Lucy Ellmann & Todd McEwen
Lucy Ellmann (Sweet Desserts, Dot in the Universe and Mimi) and Todd McEwen (Fisher’s Hornpipe, Who Sleeps with Katz and The Five Simple Machines) are American novelists living in Scotland. Former university lecturers in creative writing, and frequent contributors to the Guardian, New York Times, the Scottish Review of Books and the Herald, they are also influential editors through The Fiction Atelier (fictionatelier.wordpress.com).
Winner of the 2009 Dos Passos Prize for Literature, Robert Bausch says,
he has been a writer all his life. Born in Georgia, at the end of World War II, Bausch was raised in the Washington, D.C., area. In his early years he supported himself by working as a salesman - of automobiles, appliances, and hardware - and a taxi driver, waiter, production planner, and library assistant. After a stint in the military, where he taught survival, he resumed his education at George Mason University in Virginia.

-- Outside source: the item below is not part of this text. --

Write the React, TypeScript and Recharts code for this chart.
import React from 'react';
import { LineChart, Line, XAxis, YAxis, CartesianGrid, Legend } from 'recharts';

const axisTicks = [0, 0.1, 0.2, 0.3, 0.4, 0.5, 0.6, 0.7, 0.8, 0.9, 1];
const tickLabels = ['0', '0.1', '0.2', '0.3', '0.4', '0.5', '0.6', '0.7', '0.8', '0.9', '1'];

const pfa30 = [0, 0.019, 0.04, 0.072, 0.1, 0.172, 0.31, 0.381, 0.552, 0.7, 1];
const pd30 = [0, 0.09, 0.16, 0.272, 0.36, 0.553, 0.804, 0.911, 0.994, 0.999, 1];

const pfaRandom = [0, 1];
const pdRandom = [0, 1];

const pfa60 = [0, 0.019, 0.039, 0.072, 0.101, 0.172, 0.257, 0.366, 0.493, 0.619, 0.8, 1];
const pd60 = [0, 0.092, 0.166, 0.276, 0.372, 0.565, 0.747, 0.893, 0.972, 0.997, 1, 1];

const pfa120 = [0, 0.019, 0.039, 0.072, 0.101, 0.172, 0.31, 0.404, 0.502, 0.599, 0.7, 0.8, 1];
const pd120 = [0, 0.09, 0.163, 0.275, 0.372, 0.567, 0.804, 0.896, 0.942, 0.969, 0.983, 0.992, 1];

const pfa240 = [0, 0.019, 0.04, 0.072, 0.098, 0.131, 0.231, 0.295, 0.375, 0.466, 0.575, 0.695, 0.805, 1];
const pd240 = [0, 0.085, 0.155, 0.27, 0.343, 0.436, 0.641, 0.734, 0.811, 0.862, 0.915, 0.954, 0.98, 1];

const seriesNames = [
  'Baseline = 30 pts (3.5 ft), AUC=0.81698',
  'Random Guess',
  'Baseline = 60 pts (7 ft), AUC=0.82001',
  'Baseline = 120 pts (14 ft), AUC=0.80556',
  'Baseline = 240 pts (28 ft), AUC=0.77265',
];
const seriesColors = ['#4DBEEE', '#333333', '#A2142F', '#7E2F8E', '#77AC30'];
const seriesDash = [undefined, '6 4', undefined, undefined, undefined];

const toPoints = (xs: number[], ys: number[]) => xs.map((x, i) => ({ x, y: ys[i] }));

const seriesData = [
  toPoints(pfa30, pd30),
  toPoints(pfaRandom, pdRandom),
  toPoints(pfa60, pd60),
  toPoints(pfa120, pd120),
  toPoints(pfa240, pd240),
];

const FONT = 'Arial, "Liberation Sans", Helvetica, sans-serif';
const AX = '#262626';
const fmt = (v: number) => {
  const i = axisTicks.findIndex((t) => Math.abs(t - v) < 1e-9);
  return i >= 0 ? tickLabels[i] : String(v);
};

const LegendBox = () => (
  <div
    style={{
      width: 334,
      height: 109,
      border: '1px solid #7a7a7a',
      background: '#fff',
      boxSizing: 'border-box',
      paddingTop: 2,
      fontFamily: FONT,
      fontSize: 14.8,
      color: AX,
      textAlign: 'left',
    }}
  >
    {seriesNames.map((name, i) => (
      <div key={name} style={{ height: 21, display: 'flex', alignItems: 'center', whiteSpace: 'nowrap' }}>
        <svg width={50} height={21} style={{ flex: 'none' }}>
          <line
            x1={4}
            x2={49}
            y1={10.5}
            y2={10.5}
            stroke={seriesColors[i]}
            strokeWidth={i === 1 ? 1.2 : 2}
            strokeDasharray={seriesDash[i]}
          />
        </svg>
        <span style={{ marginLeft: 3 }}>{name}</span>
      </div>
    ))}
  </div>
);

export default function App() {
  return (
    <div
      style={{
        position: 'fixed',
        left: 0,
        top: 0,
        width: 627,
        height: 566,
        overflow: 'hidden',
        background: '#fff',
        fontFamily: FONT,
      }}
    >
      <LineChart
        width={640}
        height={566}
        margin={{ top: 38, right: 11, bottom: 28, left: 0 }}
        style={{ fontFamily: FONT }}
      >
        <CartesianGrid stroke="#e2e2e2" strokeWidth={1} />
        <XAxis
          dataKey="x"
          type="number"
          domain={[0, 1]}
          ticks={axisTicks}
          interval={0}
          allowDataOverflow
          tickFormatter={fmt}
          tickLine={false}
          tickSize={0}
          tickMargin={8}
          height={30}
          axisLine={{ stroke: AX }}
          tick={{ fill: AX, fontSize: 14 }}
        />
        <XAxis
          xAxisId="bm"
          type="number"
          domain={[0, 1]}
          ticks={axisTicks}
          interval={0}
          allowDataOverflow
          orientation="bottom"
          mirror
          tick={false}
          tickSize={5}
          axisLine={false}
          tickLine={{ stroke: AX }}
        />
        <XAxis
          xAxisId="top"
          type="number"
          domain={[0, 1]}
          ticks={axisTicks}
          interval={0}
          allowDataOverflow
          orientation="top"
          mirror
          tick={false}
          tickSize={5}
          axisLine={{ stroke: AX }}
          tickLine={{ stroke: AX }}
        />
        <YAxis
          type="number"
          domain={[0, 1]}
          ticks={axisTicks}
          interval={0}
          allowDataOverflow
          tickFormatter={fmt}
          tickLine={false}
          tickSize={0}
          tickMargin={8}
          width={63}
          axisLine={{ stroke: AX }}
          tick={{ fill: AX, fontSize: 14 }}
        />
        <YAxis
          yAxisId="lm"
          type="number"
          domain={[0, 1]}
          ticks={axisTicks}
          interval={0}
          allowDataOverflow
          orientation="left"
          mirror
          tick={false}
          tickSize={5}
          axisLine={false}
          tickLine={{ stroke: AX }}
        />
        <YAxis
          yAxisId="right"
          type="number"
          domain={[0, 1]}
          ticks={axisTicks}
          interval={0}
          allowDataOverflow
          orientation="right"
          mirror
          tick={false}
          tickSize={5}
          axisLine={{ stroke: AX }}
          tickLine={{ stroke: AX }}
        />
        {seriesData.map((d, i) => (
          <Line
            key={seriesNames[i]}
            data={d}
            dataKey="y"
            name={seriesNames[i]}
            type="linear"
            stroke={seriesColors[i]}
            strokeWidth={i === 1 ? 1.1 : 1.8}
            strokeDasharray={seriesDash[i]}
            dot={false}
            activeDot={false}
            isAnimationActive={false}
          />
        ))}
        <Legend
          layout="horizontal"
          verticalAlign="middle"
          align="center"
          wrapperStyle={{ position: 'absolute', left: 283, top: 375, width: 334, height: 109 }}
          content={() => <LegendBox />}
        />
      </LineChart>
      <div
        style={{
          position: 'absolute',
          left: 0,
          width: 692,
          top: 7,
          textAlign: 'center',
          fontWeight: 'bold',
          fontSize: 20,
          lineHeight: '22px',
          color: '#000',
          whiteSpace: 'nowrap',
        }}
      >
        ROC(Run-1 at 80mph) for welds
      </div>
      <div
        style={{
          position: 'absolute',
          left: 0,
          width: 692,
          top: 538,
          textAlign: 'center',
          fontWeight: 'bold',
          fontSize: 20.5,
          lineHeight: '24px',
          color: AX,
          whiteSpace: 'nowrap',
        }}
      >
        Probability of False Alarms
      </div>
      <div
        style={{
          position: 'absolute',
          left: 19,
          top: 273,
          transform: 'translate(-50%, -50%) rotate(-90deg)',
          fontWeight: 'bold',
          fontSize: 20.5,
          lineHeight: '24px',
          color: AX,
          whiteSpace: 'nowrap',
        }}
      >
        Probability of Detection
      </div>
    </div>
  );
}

He worked his way through college, earning a BA and MA in English literature, and an MFA in creative writing, all at George Mason.
The citation that accompanied Bausch's Dos Passos Prize, awarded annually to an under-recognized author, lauded him for: "a rare and beautiful wayfaring imagination, one that has led him to demonstrate a simply astounding fictive range; for his ability as a literary ventriloquist, throwing his voice convincingly into so many different particularly American characters...; for the courage of his storyteller's heart as he creates not only these strikingly different characters but also risking and succeeding in wildly different ways of telling each story...; for his fearless explorations of human failure and guilt as well as the sparkling possibility of forgiveness and redemption; for a body of work both substantive and haunting...."

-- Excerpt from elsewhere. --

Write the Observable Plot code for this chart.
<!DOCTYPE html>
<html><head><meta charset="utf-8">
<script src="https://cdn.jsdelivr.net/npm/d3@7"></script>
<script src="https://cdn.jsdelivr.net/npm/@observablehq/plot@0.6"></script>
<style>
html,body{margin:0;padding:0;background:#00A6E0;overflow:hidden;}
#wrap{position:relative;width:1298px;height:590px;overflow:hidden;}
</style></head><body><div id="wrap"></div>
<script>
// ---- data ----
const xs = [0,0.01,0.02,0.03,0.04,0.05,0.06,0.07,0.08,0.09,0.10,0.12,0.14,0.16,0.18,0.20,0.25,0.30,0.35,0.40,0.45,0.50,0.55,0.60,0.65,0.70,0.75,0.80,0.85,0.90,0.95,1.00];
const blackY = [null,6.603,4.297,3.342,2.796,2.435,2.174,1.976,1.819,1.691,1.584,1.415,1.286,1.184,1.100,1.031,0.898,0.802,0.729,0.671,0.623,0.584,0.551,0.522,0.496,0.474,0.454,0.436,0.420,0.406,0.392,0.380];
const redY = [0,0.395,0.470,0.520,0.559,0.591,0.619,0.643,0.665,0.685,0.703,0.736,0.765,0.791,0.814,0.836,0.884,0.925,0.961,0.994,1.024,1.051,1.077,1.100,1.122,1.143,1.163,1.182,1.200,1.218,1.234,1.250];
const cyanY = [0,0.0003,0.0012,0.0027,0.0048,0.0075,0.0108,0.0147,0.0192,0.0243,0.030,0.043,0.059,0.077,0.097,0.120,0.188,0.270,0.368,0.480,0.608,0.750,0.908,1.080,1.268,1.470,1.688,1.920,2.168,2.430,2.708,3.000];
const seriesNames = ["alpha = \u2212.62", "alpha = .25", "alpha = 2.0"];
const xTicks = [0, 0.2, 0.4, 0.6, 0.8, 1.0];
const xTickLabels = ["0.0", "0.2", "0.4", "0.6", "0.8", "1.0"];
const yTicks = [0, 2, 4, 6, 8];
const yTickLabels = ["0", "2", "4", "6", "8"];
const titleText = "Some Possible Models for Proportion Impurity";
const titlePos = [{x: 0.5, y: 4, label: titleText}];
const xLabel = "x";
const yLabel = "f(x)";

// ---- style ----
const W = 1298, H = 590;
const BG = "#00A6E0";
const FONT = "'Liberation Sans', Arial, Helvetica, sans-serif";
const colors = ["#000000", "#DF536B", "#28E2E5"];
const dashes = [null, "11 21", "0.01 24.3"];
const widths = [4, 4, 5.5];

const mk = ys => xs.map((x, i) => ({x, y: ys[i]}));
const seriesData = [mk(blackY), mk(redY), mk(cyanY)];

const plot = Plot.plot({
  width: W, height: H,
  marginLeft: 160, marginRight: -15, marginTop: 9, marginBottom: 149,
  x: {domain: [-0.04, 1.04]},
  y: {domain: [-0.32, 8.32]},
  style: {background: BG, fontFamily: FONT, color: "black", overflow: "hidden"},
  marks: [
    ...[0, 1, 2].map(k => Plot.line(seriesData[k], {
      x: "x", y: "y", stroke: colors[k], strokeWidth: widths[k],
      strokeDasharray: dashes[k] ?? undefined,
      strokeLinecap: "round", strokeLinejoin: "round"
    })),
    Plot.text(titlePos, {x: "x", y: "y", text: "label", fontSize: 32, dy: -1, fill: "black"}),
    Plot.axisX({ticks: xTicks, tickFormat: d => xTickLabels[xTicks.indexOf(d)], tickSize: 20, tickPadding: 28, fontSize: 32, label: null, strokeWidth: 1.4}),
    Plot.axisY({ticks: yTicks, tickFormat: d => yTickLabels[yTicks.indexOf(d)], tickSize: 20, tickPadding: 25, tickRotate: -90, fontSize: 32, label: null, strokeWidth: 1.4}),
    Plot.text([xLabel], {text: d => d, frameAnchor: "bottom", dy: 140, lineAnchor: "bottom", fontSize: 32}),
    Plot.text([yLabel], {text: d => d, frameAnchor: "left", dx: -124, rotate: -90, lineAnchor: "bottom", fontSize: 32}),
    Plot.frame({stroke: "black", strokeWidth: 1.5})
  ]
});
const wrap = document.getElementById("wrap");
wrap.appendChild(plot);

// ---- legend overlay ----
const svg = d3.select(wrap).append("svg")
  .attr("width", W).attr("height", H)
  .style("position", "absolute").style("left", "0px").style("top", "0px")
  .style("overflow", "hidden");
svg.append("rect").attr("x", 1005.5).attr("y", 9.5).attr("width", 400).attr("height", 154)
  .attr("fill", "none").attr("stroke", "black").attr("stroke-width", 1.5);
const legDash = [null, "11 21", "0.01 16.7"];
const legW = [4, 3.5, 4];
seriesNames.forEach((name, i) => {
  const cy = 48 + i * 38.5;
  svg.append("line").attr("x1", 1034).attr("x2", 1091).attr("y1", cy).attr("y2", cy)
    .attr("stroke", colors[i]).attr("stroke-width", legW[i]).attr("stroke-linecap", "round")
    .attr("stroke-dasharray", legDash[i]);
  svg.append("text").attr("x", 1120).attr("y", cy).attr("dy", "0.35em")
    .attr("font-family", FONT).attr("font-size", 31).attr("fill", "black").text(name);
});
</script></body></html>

Bausch published his first novel, On the Way Home, in 1982. Newsweek called the novel “compelling” and it was favorably reviewed in the Los Angeles Times, the Washington Post, and other publications. Only two years later, in 1984, his second novel, The Lives of Riley Chance, was published and was praised by the New York Times, the Washington Post, and the Los Angeles Times. The book was later translated into Swedish. Published in 1991, Bausch's third novel, Almighty Me, also received accolades from the New York Times, the Washington Post, and other major newspapers. This novel was translated into German. The rights to the book were sold to Hollywood Films, a division of Disney Studios. Almighty Me was later released in film version, uncredited, as Bruce Almighty.

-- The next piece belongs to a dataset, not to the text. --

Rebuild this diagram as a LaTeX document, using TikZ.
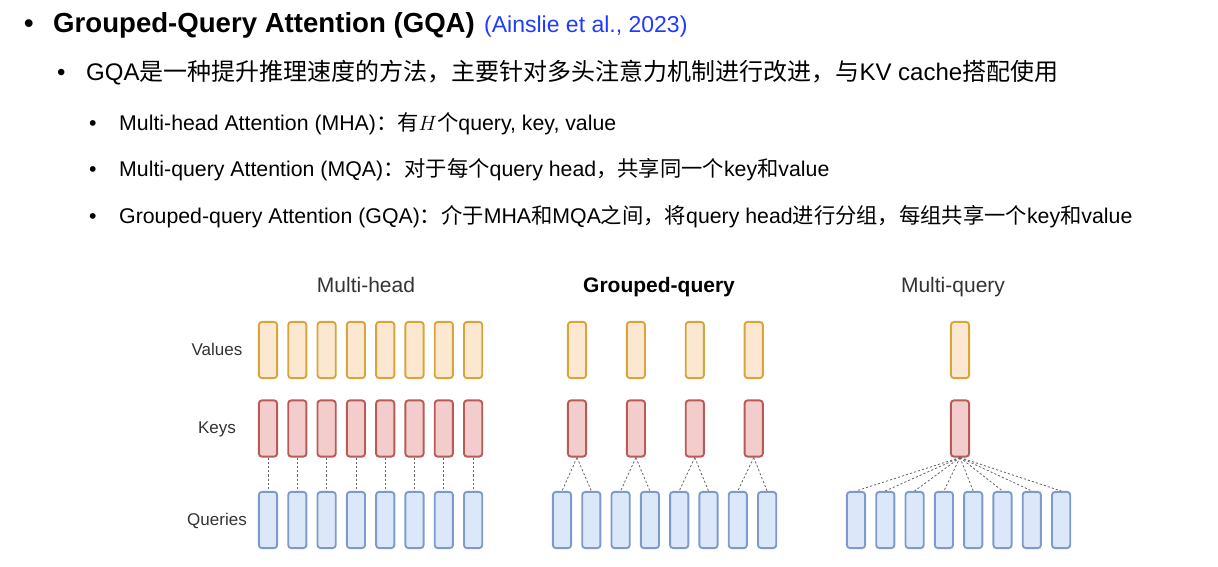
\documentclass[tikz,border=0pt]{standalone}
\usepackage{fontspec}
\setmainfont{Liberation Sans}
\newfontfamily\zhfont{Noto Sans CJK SC}
\newcommand\zh[1]{{\zhfont #1}}
\definecolor{vfill}{HTML}{FCE7D0}
\definecolor{vdraw}{HTML}{D8A53C}
\definecolor{kfill}{HTML}{F3CDCC}
\definecolor{kdraw}{HTML}{B85A55}
\definecolor{qfill}{HTML}{DCE8FA}
\definecolor{qdraw}{HTML}{7C9BCC}
\definecolor{citec}{HTML}{1F3BFF}
\definecolor{lblc}{HTML}{333333}
\definecolor{dashc}{HTML}{666666}
\begin{document}
\begin{tikzpicture}[x=1pt,y=-1pt,
  box/.style={draw, rounded corners=3pt, line width=1.9pt, minimum width=18.2pt, minimum height=56.2pt, inner sep=0pt},
  vbox/.style={box, draw=vdraw, fill=vfill},
  kbox/.style={box, draw=kdraw, fill=kfill},
  qbox/.style={box, draw=qdraw, fill=qfill},
  link/.style={draw=dashc, line width=0.8pt, dash pattern=on 2.2pt off 2pt},
  txt/.style={anchor=base west, inner sep=0pt, text=black},
  lbl/.style={anchor=base, inner sep=0pt, text=lblc, font=\fontsize{17}{19}\selectfont},
  ttl/.style={anchor=base, inner sep=0pt, text=lblc, font=\fontsize{21}{23}\selectfont},
  big/.style={font=\fontsize{24}{28}\selectfont},
  mid/.style={font=\fontsize{21.3}{24}\selectfont}]
\useasboundingbox (0,0) rectangle (1218,567);

% ---- text ----
\node[txt, font=\fontsize{27}{30}\selectfont\bfseries] (b1) at (24,33) {•};
\node[txt, font=\fontsize{27.6}{30}\selectfont\bfseries] (t1) at (53,33) {Grouped-Query Attention (GQA)};
\node[txt, font=\fontsize{23}{26}\selectfont, text=citec] (t1c) at (484,33) {(Ainslie et al., 2023)};

\node[txt, big] (b2) at (57,80.5) {•};
\node[txt, big] (t2) at (86,80.5) {GQA\zh{是一种提升推理速度的方法，主要针对多头注意力机制进行改进，与}KV cache\zh{搭配使用}};

\node[txt, mid] (b3) at (89,130.5) {•};
\node[txt, mid] (t3) at (119,130.5) {Multi-head Attention (MHA)\zh{：有}$H$\zh{个}query, key, value};
\node[txt, mid] (b4) at (89,176.5) {•};
\node[txt, mid] (t4) at (119,176.5) {Multi-query Attention (MQA)\zh{：对于每个}query head\zh{，共享同一个}key\zh{和}value};
\node[txt, mid] (b5) at (89,223.5) {•};
\node[txt, mid] (t5) at (119,223.5) {Grouped-query Attention (GQA)\zh{：介于}MHA\zh{和}MQA\zh{之间，将}query head\zh{进行分组，每组共享一个}key\zh{和}value};

% ---- diagram labels ----
\node[lbl] (lv) at (217,355) {Values};
\node[lbl] (lk) at (217,433) {Keys};
\node[lbl] (lq) at (217,525) {Queries};
\node[ttl] (tm) at (366,292.5) {Multi-head};
\node[ttl, text=black, font=\fontsize{21}{23}\selectfont\bfseries] (tg) at (659,292.5) {Grouped-query};
\node[ttl] (tq) at (953,292.5) {Multi-query};

% ---- Multi-head ----
\foreach \i in {0,...,7} {
  \node[vbox] (mv\i) at ({268+29.3*\i},350) {};
  \node[kbox] (mk\i) at ({268+29.3*\i},428.5) {};
  \node[qbox] (mq\i) at ({268+29.3*\i},520) {};
  \draw[link] (mk\i.south) -- (mq\i.north);
}

% ---- Grouped-query ----
\foreach \g in {0,...,3} {
  \node[vbox] (gv\g) at ({577+58.9*\g},350) {};
  \node[kbox] (gk\g) at ({577+58.9*\g},428.5) {};
}
\foreach \i in {0,...,7} {
  \node[qbox] (gq\i) at ({562+29.3*\i},520) {};
}
\foreach \i [evaluate=\i as \g using {int(\i/2)}] in {0,...,7} {
  \draw[link] (gk\g.south) -- (gq\i.north);
}

% ---- Multi-query ----
\node[vbox] (qv) at (960,350) {};
\node[kbox] (qk) at (960,428.5) {};
\foreach \i in {0,...,7} {
  \node[qbox] (qq\i) at ({856+29.3*\i},520) {};
  \draw[link] (qk.south) -- (qq\i.north);
}
\end{tikzpicture}
\end{document}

In 1995, Bausch published a collection of short stories called The White Rooster and Other Stories, which received the Dictionary of Literary Biography's top literary award as " the most distinguished work of fiction" for that year.
Bausch's fourth novel, A Hole in the Earth, was named a New York Times Notable Book of the Year, and a Washington Post Favorite Book of the Year, upon its publication by Harcourt in 2001. The novel was inspired by the author's father, Robert Carl Bausch, a successful Washington businessman, who died unexpectedly in 1995 at the age of 79. Commenting on his novel, Bausch has said, “I tried to put everything my father believed in that book...out of respect for him and because, as my narrator comes to see, he was right about most things.” Bausch likes to say he comes from a “functional” family, one that was happy and remained close. In addition to four other brothers and sisters, Baush has an identical twin brother, the novelist Richard Bausch. Their parents, Helen and Robert Bausch, were staunch Catholics and life-time Democrats, who were happily married for fifty-five years.
In October 2002, Bausch's fifth novel, The Gypsy Man, was published by Harcourt, followed by a paperback edition under the imprint of Harvest Books. His next novel, Out of Season, was published in the fall of 2005 and, once again, Bausch's fiction was honored with the coveted designation of Favorite Book of the Year by the Washington Post. On the faculty of Northern Virginia Community College since 1976, Bausch has been a college professor, teaching creative writing, American literature, world literature, humanities, philosophy, and expository writing, for most of his professional career. He has also taught at the University of Virginia, American University, George Mason University, and Johns Hopkins University. Bausch was a director on the board of the Pen-Faulkner Foundation and now serves happily as an advisor to the literary magazine "Peeks and Valleys," which publishes new writing from some of the best and most promising new young practitioners of fiction and poetry.